• Task objective: Transcribe the listing exactly, leaving out every picture.

• Given information:

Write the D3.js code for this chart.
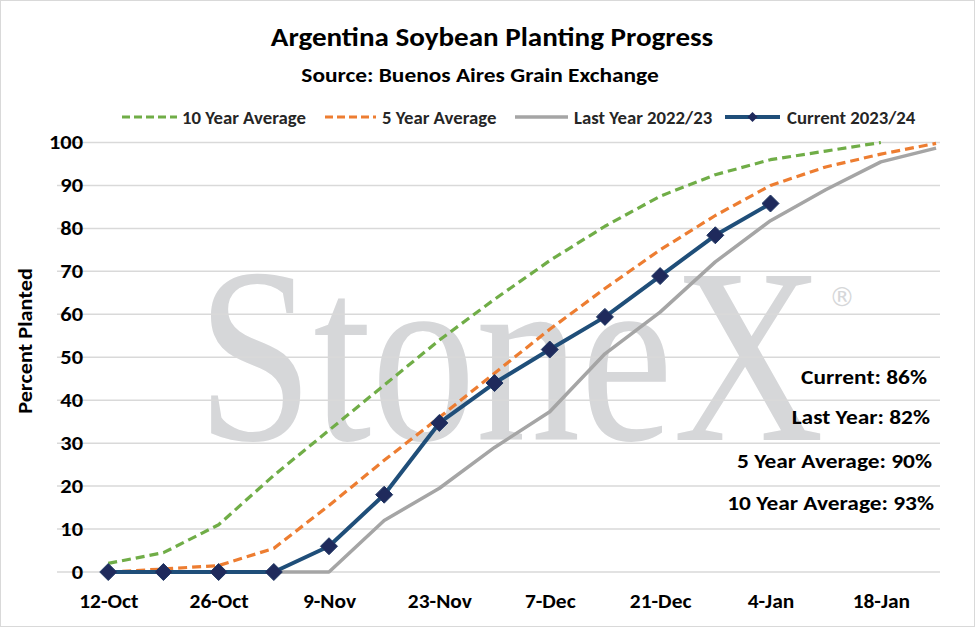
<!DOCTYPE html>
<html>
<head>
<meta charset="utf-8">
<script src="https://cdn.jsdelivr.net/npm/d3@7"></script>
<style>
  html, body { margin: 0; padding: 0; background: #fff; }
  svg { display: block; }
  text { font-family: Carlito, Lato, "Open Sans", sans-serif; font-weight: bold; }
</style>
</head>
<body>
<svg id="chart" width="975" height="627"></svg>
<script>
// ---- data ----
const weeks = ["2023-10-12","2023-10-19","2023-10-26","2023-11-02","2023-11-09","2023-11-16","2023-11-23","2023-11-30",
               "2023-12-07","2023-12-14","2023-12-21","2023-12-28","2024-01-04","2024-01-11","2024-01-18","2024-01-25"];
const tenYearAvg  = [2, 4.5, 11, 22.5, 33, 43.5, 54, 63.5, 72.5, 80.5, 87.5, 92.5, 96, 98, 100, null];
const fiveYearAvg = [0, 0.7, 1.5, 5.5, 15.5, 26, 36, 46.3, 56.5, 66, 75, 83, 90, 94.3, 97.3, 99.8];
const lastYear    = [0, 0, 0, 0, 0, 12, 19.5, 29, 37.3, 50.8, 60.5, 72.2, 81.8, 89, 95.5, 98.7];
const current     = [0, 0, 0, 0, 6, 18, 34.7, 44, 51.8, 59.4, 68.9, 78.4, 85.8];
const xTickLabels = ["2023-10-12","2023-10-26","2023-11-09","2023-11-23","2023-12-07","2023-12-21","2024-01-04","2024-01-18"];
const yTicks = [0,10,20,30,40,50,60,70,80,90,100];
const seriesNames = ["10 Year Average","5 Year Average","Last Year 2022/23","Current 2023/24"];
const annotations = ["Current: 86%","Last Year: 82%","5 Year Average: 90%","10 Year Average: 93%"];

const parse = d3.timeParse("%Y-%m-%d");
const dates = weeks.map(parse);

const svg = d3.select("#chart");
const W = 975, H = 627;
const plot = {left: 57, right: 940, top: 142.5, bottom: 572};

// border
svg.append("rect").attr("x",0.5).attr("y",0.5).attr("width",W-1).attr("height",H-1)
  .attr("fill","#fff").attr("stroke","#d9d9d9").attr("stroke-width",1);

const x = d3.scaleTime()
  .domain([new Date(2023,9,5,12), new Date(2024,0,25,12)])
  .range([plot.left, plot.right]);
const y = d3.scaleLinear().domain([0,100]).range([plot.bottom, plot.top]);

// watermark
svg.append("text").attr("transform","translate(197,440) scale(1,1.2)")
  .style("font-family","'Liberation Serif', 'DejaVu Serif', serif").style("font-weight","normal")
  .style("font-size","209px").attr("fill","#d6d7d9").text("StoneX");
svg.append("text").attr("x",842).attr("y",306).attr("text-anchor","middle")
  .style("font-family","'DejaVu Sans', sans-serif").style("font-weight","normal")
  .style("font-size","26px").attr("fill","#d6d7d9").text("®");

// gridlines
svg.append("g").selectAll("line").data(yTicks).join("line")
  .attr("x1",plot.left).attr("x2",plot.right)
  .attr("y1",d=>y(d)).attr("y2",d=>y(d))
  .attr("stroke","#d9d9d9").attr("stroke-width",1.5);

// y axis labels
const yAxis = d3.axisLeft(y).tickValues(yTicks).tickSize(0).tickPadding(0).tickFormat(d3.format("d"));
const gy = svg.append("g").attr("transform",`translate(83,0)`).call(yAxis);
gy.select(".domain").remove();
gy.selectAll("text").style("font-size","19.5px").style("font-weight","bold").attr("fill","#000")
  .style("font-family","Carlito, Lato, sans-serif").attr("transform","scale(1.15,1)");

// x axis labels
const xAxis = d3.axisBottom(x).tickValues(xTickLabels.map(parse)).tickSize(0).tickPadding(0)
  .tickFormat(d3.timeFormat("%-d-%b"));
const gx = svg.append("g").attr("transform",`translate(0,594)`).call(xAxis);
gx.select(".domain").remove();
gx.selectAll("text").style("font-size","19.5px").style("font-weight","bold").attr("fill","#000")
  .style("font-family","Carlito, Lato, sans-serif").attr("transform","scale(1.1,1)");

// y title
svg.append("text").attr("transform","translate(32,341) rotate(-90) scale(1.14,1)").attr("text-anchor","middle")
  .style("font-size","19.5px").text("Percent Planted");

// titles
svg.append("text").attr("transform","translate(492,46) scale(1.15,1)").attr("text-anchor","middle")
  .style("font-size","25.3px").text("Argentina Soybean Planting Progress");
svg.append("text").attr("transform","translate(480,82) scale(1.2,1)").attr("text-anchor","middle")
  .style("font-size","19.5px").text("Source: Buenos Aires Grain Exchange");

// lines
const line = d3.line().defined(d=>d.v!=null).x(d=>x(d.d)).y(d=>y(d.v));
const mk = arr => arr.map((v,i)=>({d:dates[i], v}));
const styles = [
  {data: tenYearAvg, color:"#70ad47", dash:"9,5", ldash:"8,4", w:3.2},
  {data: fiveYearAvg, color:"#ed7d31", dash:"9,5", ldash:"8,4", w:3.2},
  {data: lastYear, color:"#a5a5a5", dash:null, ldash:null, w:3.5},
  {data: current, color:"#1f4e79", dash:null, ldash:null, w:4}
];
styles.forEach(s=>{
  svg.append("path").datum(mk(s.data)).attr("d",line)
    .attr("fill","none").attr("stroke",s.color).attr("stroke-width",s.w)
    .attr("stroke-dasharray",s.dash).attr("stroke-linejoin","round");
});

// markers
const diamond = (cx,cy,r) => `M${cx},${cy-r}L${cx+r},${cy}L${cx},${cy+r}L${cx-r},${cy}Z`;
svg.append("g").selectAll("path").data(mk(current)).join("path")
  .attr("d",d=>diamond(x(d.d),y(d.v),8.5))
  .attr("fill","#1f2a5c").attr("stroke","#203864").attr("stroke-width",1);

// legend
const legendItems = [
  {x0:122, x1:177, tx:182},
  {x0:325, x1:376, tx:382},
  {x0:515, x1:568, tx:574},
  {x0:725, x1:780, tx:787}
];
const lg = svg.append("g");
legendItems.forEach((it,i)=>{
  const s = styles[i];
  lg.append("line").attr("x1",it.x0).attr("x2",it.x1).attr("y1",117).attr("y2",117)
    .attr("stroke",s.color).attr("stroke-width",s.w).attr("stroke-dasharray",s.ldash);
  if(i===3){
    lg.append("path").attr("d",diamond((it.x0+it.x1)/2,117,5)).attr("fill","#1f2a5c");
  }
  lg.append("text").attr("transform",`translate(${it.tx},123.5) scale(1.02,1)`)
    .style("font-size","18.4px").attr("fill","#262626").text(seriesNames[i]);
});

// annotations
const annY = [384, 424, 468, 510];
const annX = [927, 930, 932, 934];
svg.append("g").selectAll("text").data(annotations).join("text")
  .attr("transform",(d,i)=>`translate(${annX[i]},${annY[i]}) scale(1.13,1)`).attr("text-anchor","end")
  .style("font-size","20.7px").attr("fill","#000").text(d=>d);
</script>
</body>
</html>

• Response to this task:
Write the D3.js code for this chart.
<!DOCTYPE html>
<html>
<head>
<meta charset="utf-8">
<script src="https://cdn.jsdelivr.net/npm/d3@7"></script>
<style>
  html, body { margin: 0; padding: 0; background: #fff; }
  svg { display: block; }
  text { font-family: Carlito, Lato, "Open Sans", sans-serif; font-weight: bold; }
</style>
</head>
<body>
<svg id="chart" width="975" height="627"></svg>
<script>
// ---- data ----
const weeks = ["2023-10-12","2023-10-19","2023-10-26","2023-11-02","2023-11-09","2023-11-16","2023-11-23","2023-11-30",
               "2023-12-07","2023-12-14","2023-12-21","2023-12-28","2024-01-04","2024-01-11","2024-01-18","2024-01-25"];
const tenYearAvg  = [2, 4.5, 11, 22.5, 33, 43.5, 54, 63.5, 72.5, 80.5, 87.5, 92.5, 96, 98, 100, null];
const fiveYearAvg = [0, 0.7, 1.5, 5.5, 15.5, 26, 36, 46.3, 56.5, 66, 75, 83, 90, 94.3, 97.3, 99.8];
const lastYear    = [0, 0, 0, 0, 0, 12, 19.5, 29, 37.3, 50.8, 60.5, 72.2, 81.8, 89, 95.5, 98.7];
const current     = [0, 0, 0, 0, 6, 18, 34.7, 44, 51.8, 59.4, 68.9, 78.4, 85.8];
const xTickLabels = ["2023-10-12","2023-10-26","2023-11-09","2023-11-23","2023-12-07","2023-12-21","2024-01-04","2024-01-18"];
const yTicks = [0,10,20,30,40,50,60,70,80,90,100];
const seriesNames = ["10 Year Average","5 Year Average","Last Year 2022/23","Current 2023/24"];
const annotations = ["Current: 86%","Last Year: 82%","5 Year Average: 90%","10 Year Average: 93%"];

const parse = d3.timeParse("%Y-%m-%d");
const dates = weeks.map(parse);

const svg = d3.select("#chart");
const W = 975, H = 627;
const plot = {left: 57, right: 940, top: 142.5, bottom: 572};

// border
svg.append("rect").attr("x",0.5).attr("y",0.5).attr("width",W-1).attr("height",H-1)
  .attr("fill","#fff").attr("stroke","#d9d9d9").attr("stroke-width",1);

const x = d3.scaleTime()
  .domain([new Date(2023,9,5,12), new Date(2024,0,25,12)])
  .range([plot.left, plot.right]);
const y = d3.scaleLinear().domain([0,100]).range([plot.bottom, plot.top]);

// watermark
svg.append("text").attr("transform","translate(197,440) scale(1,1.2)")
  .style("font-family","'Liberation Serif', 'DejaVu Serif', serif").style("font-weight","normal")
  .style("font-size","209px").attr("fill","#d6d7d9").text("StoneX");
svg.append("text").attr("x",842).attr("y",306).attr("text-anchor","middle")
  .style("font-family","'DejaVu Sans', sans-serif").style("font-weight","normal")
  .style("font-size","26px").attr("fill","#d6d7d9").text("®");

// gridlines
svg.append("g").selectAll("line").data(yTicks).join("line")
  .attr("x1",plot.left).attr("x2",plot.right)
  .attr("y1",d=>y(d)).attr("y2",d=>y(d))
  .attr("stroke","#d9d9d9").attr("stroke-width",1.5);

// y axis labels
const yAxis = d3.axisLeft(y).tickValues(yTicks).tickSize(0).tickPadding(0).tickFormat(d3.format("d"));
const gy = svg.append("g").attr("transform",`translate(83,0)`).call(yAxis);
gy.select(".domain").remove();
gy.selectAll("text").style("font-size","19.5px").style("font-weight","bold").attr("fill","#000")
  .style("font-family","Carlito, Lato, sans-serif").attr("transform","scale(1.15,1)");

// x axis labels
const xAxis = d3.axisBottom(x).tickValues(xTickLabels.map(parse)).tickSize(0).tickPadding(0)
  .tickFormat(d3.timeFormat("%-d-%b"));
const gx = svg.append("g").attr("transform",`translate(0,594)`).call(xAxis);
gx.select(".domain").remove();
gx.selectAll("text").style("font-size","19.5px").style("font-weight","bold").attr("fill","#000")
  .style("font-family","Carlito, Lato, sans-serif").attr("transform","scale(1.1,1)");

// y title
svg.append("text").attr("transform","translate(32,341) rotate(-90) scale(1.14,1)").attr("text-anchor","middle")
  .style("font-size","19.5px").text("Percent Planted");

// titles
svg.append("text").attr("transform","translate(492,46) scale(1.15,1)").attr("text-anchor","middle")
  .style("font-size","25.3px").text("Argentina Soybean Planting Progress");
svg.append("text").attr("transform","translate(480,82) scale(1.2,1)").attr("text-anchor","middle")
  .style("font-size","19.5px").text("Source: Buenos Aires Grain Exchange");

// lines
const line = d3.line().defined(d=>d.v!=null).x(d=>x(d.d)).y(d=>y(d.v));
const mk = arr => arr.map((v,i)=>({d:dates[i], v}));
const styles = [
  {data: tenYearAvg, color:"#70ad47", dash:"9,5", ldash:"8,4", w:3.2},
  {data: fiveYearAvg, color:"#ed7d31", dash:"9,5", ldash:"8,4", w:3.2},
  {data: lastYear, color:"#a5a5a5", dash:null, ldash:null, w:3.5},
  {data: current, color:"#1f4e79", dash:null, ldash:null, w:4}
];
styles.forEach(s=>{
  svg.append("path").datum(mk(s.data)).attr("d",line)
    .attr("fill","none").attr("stroke",s.color).attr("stroke-width",s.w)
    .attr("stroke-dasharray",s.dash).attr("stroke-linejoin","round");
});

// markers
const diamond = (cx,cy,r) => `M${cx},${cy-r}L${cx+r},${cy}L${cx},${cy+r}L${cx-r},${cy}Z`;
svg.append("g").selectAll("path").data(mk(current)).join("path")
  .attr("d",d=>diamond(x(d.d),y(d.v),8.5))
  .attr("fill","#1f2a5c").attr("stroke","#203864").attr("stroke-width",1);

// legend
const legendItems = [
  {x0:122, x1:177, tx:182},
  {x0:325, x1:376, tx:382},
  {x0:515, x1:568, tx:574},
  {x0:725, x1:780, tx:787}
];
const lg = svg.append("g");
legendItems.forEach((it,i)=>{
  const s = styles[i];
  lg.append("line").attr("x1",it.x0).attr("x2",it.x1).attr("y1",117).attr("y2",117)
    .attr("stroke",s.color).attr("stroke-width",s.w).attr("stroke-dasharray",s.ldash);
  if(i===3){
    lg.append("path").attr("d",diamond((it.x0+it.x1)/2,117,5)).attr("fill","#1f2a5c");
  }
  lg.append("text").attr("transform",`translate(${it.tx},123.5) scale(1.02,1)`)
    .style("font-size","18.4px").attr("fill","#262626").text(seriesNames[i]);
});

// annotations
const annY = [384, 424, 468, 510];
const annX = [927, 930, 932, 934];
svg.append("g").selectAll("text").data(annotations).join("text")
  .attr("transform",(d,i)=>`translate(${annX[i]},${annY[i]}) scale(1.13,1)`).attr("text-anchor","end")
  .style("font-size","20.7px").attr("fill","#000").text(d=>d);
</script>
</body>
</html>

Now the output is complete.